## WRITTEN REQUEST
Reproduce the material word for word; the images stay out.

## SOURCE MATERIAL
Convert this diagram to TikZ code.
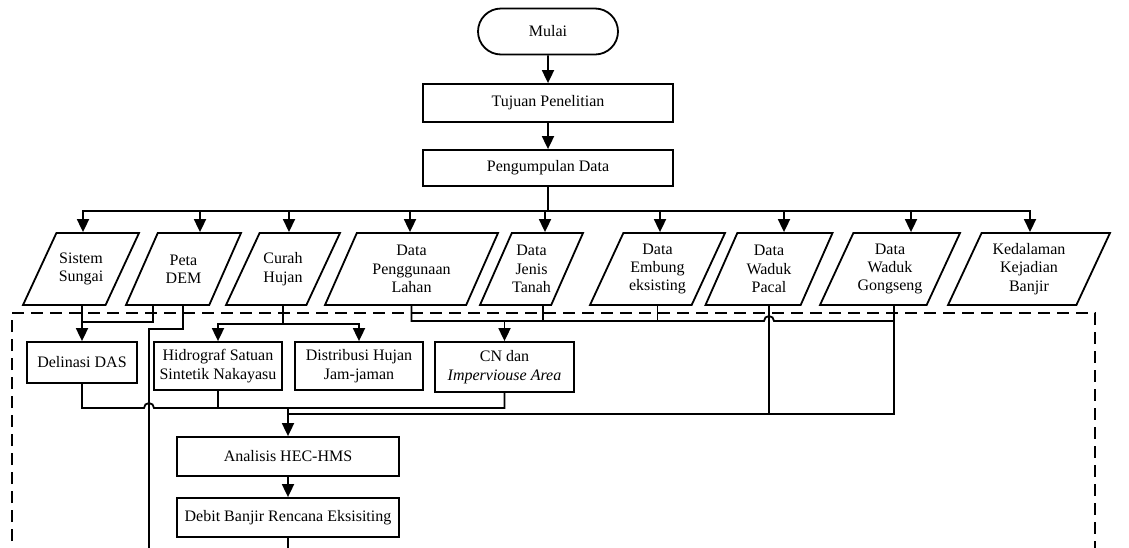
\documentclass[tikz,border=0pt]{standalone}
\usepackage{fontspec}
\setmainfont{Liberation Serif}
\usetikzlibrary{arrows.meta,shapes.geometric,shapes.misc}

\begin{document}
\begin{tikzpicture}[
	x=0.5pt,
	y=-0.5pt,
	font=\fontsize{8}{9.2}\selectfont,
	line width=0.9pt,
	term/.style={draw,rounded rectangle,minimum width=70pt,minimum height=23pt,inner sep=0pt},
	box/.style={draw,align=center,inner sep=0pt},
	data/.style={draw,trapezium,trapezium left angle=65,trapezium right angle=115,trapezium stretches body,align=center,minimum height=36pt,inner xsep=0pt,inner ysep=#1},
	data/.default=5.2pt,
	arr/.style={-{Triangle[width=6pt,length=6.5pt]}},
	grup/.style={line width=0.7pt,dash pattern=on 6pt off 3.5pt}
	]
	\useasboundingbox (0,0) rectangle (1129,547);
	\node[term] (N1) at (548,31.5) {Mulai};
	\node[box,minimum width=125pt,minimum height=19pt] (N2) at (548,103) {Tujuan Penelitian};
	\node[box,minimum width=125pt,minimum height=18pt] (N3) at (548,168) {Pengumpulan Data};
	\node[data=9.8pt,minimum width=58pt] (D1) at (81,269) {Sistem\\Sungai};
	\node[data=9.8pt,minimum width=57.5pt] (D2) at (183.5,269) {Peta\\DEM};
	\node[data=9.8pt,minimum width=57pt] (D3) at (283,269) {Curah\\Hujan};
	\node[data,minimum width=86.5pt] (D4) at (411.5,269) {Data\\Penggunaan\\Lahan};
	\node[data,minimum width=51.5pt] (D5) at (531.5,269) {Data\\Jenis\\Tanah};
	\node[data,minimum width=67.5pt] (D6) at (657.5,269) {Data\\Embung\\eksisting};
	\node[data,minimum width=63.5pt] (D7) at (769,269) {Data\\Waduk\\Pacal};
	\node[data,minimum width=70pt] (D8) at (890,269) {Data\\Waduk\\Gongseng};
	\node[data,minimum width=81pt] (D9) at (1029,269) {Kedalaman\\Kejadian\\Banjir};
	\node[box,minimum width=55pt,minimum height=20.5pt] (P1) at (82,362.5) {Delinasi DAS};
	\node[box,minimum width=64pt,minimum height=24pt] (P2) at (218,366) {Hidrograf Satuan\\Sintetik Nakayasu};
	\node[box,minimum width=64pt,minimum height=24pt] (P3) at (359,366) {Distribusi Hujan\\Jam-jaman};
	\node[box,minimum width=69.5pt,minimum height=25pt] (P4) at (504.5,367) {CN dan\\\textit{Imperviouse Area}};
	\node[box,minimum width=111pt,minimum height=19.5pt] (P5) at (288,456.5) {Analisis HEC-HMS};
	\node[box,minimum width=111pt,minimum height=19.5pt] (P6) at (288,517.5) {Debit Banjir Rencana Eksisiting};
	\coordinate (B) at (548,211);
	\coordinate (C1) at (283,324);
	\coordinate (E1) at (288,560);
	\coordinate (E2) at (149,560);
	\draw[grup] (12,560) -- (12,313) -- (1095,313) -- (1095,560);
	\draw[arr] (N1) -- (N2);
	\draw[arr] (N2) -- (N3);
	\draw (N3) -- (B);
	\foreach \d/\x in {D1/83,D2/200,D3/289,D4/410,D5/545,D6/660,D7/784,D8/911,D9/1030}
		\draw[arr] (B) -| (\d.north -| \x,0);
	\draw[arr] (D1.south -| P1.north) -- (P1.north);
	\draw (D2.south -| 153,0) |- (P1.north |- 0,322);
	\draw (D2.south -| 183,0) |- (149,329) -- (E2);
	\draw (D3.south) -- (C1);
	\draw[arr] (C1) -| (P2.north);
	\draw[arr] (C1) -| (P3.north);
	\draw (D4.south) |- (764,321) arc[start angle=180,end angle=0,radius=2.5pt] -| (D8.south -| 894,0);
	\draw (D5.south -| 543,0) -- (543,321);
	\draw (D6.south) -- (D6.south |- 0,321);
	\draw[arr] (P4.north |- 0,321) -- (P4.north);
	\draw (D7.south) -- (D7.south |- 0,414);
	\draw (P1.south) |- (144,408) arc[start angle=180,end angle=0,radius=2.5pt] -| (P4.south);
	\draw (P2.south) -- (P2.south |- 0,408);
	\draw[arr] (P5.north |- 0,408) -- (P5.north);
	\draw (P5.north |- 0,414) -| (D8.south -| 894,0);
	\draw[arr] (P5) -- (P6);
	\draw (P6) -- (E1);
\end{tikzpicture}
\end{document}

## COMPLETE RESPONSE
Convert this diagram to TikZ code.
\documentclass[tikz,border=0pt]{standalone}
\usepackage{fontspec}
\setmainfont{Liberation Serif}
\usetikzlibrary{arrows.meta,shapes.geometric,shapes.misc}

\begin{document}
\begin{tikzpicture}[
	x=0.5pt,
	y=-0.5pt,
	font=\fontsize{8}{9.2}\selectfont,
	line width=0.9pt,
	term/.style={draw,rounded rectangle,minimum width=70pt,minimum height=23pt,inner sep=0pt},
	box/.style={draw,align=center,inner sep=0pt},
	data/.style={draw,trapezium,trapezium left angle=65,trapezium right angle=115,trapezium stretches body,align=center,minimum height=36pt,inner xsep=0pt,inner ysep=#1},
	data/.default=5.2pt,
	arr/.style={-{Triangle[width=6pt,length=6.5pt]}},
	grup/.style={line width=0.7pt,dash pattern=on 6pt off 3.5pt}
	]
	\useasboundingbox (0,0) rectangle (1129,547);
	\node[term] (N1) at (548,31.5) {Mulai};
	\node[box,minimum width=125pt,minimum height=19pt] (N2) at (548,103) {Tujuan Penelitian};
	\node[box,minimum width=125pt,minimum height=18pt] (N3) at (548,168) {Pengumpulan Data};
	\node[data=9.8pt,minimum width=58pt] (D1) at (81,269) {Sistem\\Sungai};
	\node[data=9.8pt,minimum width=57.5pt] (D2) at (183.5,269) {Peta\\DEM};
	\node[data=9.8pt,minimum width=57pt] (D3) at (283,269) {Curah\\Hujan};
	\node[data,minimum width=86.5pt] (D4) at (411.5,269) {Data\\Penggunaan\\Lahan};
	\node[data,minimum width=51.5pt] (D5) at (531.5,269) {Data\\Jenis\\Tanah};
	\node[data,minimum width=67.5pt] (D6) at (657.5,269) {Data\\Embung\\eksisting};
	\node[data,minimum width=63.5pt] (D7) at (769,269) {Data\\Waduk\\Pacal};
	\node[data,minimum width=70pt] (D8) at (890,269) {Data\\Waduk\\Gongseng};
	\node[data,minimum width=81pt] (D9) at (1029,269) {Kedalaman\\Kejadian\\Banjir};
	\node[box,minimum width=55pt,minimum height=20.5pt] (P1) at (82,362.5) {Delinasi DAS};
	\node[box,minimum width=64pt,minimum height=24pt] (P2) at (218,366) {Hidrograf Satuan\\Sintetik Nakayasu};
	\node[box,minimum width=64pt,minimum height=24pt] (P3) at (359,366) {Distribusi Hujan\\Jam-jaman};
	\node[box,minimum width=69.5pt,minimum height=25pt] (P4) at (504.5,367) {CN dan\\\textit{Imperviouse Area}};
	\node[box,minimum width=111pt,minimum height=19.5pt] (P5) at (288,456.5) {Analisis HEC-HMS};
	\node[box,minimum width=111pt,minimum height=19.5pt] (P6) at (288,517.5) {Debit Banjir Rencana Eksisiting};
	\coordinate (B) at (548,211);
	\coordinate (C1) at (283,324);
	\coordinate (E1) at (288,560);
	\coordinate (E2) at (149,560);
	\draw[grup] (12,560) -- (12,313) -- (1095,313) -- (1095,560);
	\draw[arr] (N1) -- (N2);
	\draw[arr] (N2) -- (N3);
	\draw (N3) -- (B);
	\foreach \d/\x in {D1/83,D2/200,D3/289,D4/410,D5/545,D6/660,D7/784,D8/911,D9/1030}
		\draw[arr] (B) -| (\d.north -| \x,0);
	\draw[arr] (D1.south -| P1.north) -- (P1.north);
	\draw (D2.south -| 153,0) |- (P1.north |- 0,322);
	\draw (D2.south -| 183,0) |- (149,329) -- (E2);
	\draw (D3.south) -- (C1);
	\draw[arr] (C1) -| (P2.north);
	\draw[arr] (C1) -| (P3.north);
	\draw (D4.south) |- (764,321) arc[start angle=180,end angle=0,radius=2.5pt] -| (D8.south -| 894,0);
	\draw (D5.south -| 543,0) -- (543,321);
	\draw (D6.south) -- (D6.south |- 0,321);
	\draw[arr] (P4.north |- 0,321) -- (P4.north);
	\draw (D7.south) -- (D7.south |- 0,414);
	\draw (P1.south) |- (144,408) arc[start angle=180,end angle=0,radius=2.5pt] -| (P4.south);
	\draw (P2.south) -- (P2.south |- 0,408);
	\draw[arr] (P5.north |- 0,408) -- (P5.north);
	\draw (P5.north |- 0,414) -| (D8.south -| 894,0);
	\draw[arr] (P5) -- (P6);
	\draw (P6) -- (E1);
\end{tikzpicture}
\end{document}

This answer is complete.